The gap between those with the most and those with the least has blown out over the past two decades, with the average wealth of the highest 20% growing at four times the rate of the lowest, new research by the Australian Council of Social Services (ACOSS) and UNSW Sydney shows.

The latest report from the Poverty and Inequality Partnership, Inequality in Australia 2023: Overview, shows that wealth inequality has increased strongly over the past two decades. From 2003 to 2022, the average wealth of the highest 20% rose by 82% and that of the highest 5% rose by 86%, leaving behind the middle 20% (with a 61% increase) and the lowest 20% (with a 20% increase).

The overall increase in wealth inequality over the period was mainly driven by superannuation, which grew by 155% in value due to compulsory savings property investment.

Contrary to the public image of ‘mum and dad’ property investors, investment housing is very unequally shared: the wealthiest 20% hold 82% of all investment property by value.
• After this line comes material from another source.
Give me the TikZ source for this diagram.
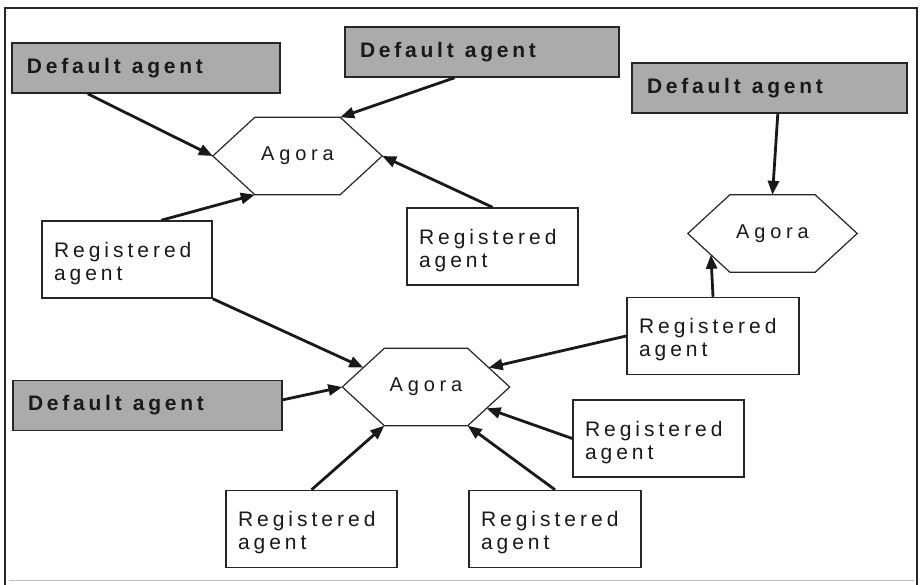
\documentclass[tikz,border=0pt]{standalone}
\usepackage{fontspec}
\setmainfont{Liberation Sans}
\newfontfamily\labelfont[LetterSpace=19]{Liberation Sans}
\newfontfamily\hexfont[LetterSpace=24]{Liberation Sans}
\newfontfamily\boldlabelfont[LetterSpace=18]{Liberation Sans Bold}
\usetikzlibrary{arrows.meta,calc}

% hexagon outline around a (text-only) node, with named corners
\newcommand\hexcorners[1]{%
  \coordinate (#1-tl) at ($(#1.north west)+(42,0)$);
  \coordinate (#1-tr) at ($(#1.north east)+(-42,0)$);
  \coordinate (#1-bl) at ($(#1.south west)+(42,0)$);
  \coordinate (#1-br) at ($(#1.south east)+(-42,0)$);
  \draw[hexline] (#1.west) -- (#1-tl) -- (#1-tr) -- (#1.east) -- (#1-br) -- (#1-bl) -- cycle;
}
\newcommand\defaultlabel{Default\hspace{4pt} agent}
\newcommand\reglabel{\rule{0pt}{23pt}Registered\\agent}

\begin{document}
\begin{tikzpicture}[x=1pt,y=-1pt,
  defaultbox/.style={draw=black!85, line width=1.6pt, fill=black!33,
    inner xsep=15pt, inner ysep=0pt, minimum height=50pt, align=left,
    text=black!90, font=\boldlabelfont\fontsize{21}{24}\selectfont},
  regbox/.style={draw=black!85, line width=1.5pt, fill=white,
    inner xsep=12pt, inner ysep=0pt, minimum height=77pt, align=left,
    text=black!90, font=\labelfont\fontsize{21}{23}\selectfont},
  hexlabel/.style={minimum width=169pt, minimum height=77pt, inner sep=0pt,
    text=black!90, font=\hexfont\fontsize{20}{24}\selectfont},
  hexline/.style={draw=black!85, line width=1.2pt},
  link/.style={line width=2.8pt, draw=black!90,
    -{Triangle[length=14pt,width=11pt]}}
]
\useasboundingbox (0,0) rectangle (920,585);

% outer frame
\draw[line width=2pt, black!85] (5,585) -- (5,8) -- (917,8) -- (917,585);
\draw[line width=1pt, black!25] (9,580) -- (914,580);

% default agents
\node[defaultbox, text width=238pt] (da1) at (146,68) {\defaultlabel};
\node[defaultbox, text width=244pt] (da2) at (482,52) {\defaultlabel};
\node[defaultbox, text width=245pt] (da3) at (769.5,88) {\defaultlabel};
\node[defaultbox, text width=239pt] (da4) at (147.5,405.5) {\defaultlabel};

% registered agents
\node[regbox, text width=146pt] (ra1) at (127,259.5) {\reglabel};
\node[regbox, text width=147pt] (ra2) at (492.5,246.5) {\reglabel};
\node[regbox, text width=148pt] (ra3) at (713,336) {\reglabel};
\node[regbox, text width=147pt] (ra4) at (658.5,438.5) {\reglabel};
\node[regbox, text width=147pt] (ra5) at (311.5,529) {\reglabel};
\node[regbox, text width=148pt] (ra6) at (555,529) {\reglabel};

% agoras
\node[hexlabel] (h1) at (297.5,156) {Agora};
\hexcorners{h1}
\node[hexlabel] (h2) at (772.5,233.5) {Agora};
\hexcorners{h2}
\node[hexlabel, minimum width=167pt] (h3) at (426,387) {Agora};
\hexcorners{h3}

% connections to the upper-left agora
\draw[link] ($(da1.south west)!0.284!(da1.south east)$) -- (h1.west);
\draw[link] ($(da2.south west)!0.40!(da2.south east)$) -- (h1-tr);
\draw[link] (ra2.north) -- (h1.east);
\draw[link] ($(ra1.north west)!0.70!(ra1.north east)$) -- (h1-bl);

% connections to the right agora
\draw[link] ($(da3.south west)!0.53!(da3.south east)$) -- (h2.north);
\draw[link] (ra3.north) -- ($(h2.west)!0.55!(h2-bl)$);

% connections to the lower agora
\draw[link] (ra1.south east) -- ($(h3.west)!0.5!(h3-tl)$);
\draw[link] ($(da4.north east)!0.39!(da4.south east)$) -- (h3.west);
\draw[link] (ra3.west) -- ($(h3-tr)!0.5!(h3.east)$);
\draw[link] (ra4.west) -- ($(h3.east)!0.55!(h3-br)$);
\draw[link] (ra6.north) -- (h3-br);
\draw[link] (ra5.north) -- (h3-bl);
\end{tikzpicture}
\end{document}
The report also shows that the government’s timely pandemic response reduced income inequality, but only temporarily.

Read the full report:

Key findings

Income inequality

  • In 2019-20, the highest 20% of households by income had average incomes of $4,306 per week after tax, five times the income of the lowest 20% ($794), and the highest 5% ($6,495) had eight times the income of the lowest 20%.
  • Wages comprise 77% of incomes overall, but the lowest 20% relied relatively more on social security (50% of their income) while the highest 5% relied relatively more on investments (comprising 23% of their income).

Long-term trends in income inequality (1999 to 2019) 

  • Over the last two decades, income inequality increased during periods of income growth (1999-2007) and stabilized in periods of income stagnation (2007-2019).
  • The average incomes of the highest 5% grew faster (by 59% overall) than those of the middle 20% (41%) and lowest 20% (46%) during this period.

Impact of COVID-19 (2019 to 2022)

  • During the first year of recovery from the COVID recession (2020-21), temporary government income supports lifted average household incomes and reduced income inequality.
  • COVID income supports helped the lowest 20% more significantly than other groups.
  • However, the removal of COVID income supports during 2021-22 led to a decline in real incomes and an increase in income inequality, bringing it close to pre-COVID levels.

Wealth inequality

  • Average household wealth in Australia is the fourth-highest in the world, driven mainly by home ownership.
  • Wealth distribution is highly unequal, with the wealthiest 20% holding average wealth of $3,240,000 – six times the wealth of the middle 20% ($588,000) and 90 times that of the lowest 20% ($36,000).
  • Contrary to the image of the ‘mum and dad investor’, the highest 20% by wealth holds 82% of the value of all investment property and 78% of all shares and financial investments .

Long-term trends in wealth inequality (2003 to 2022)

  • Wealth inequality increased substantially over the past two decades. The wealth of the highest 20% increased by 82% compared to 61% for the middle 20% and just 20% for the lowest 20%.
  • Growth in superannuation assets contributed significantly to the overall increase in of wealth inequality.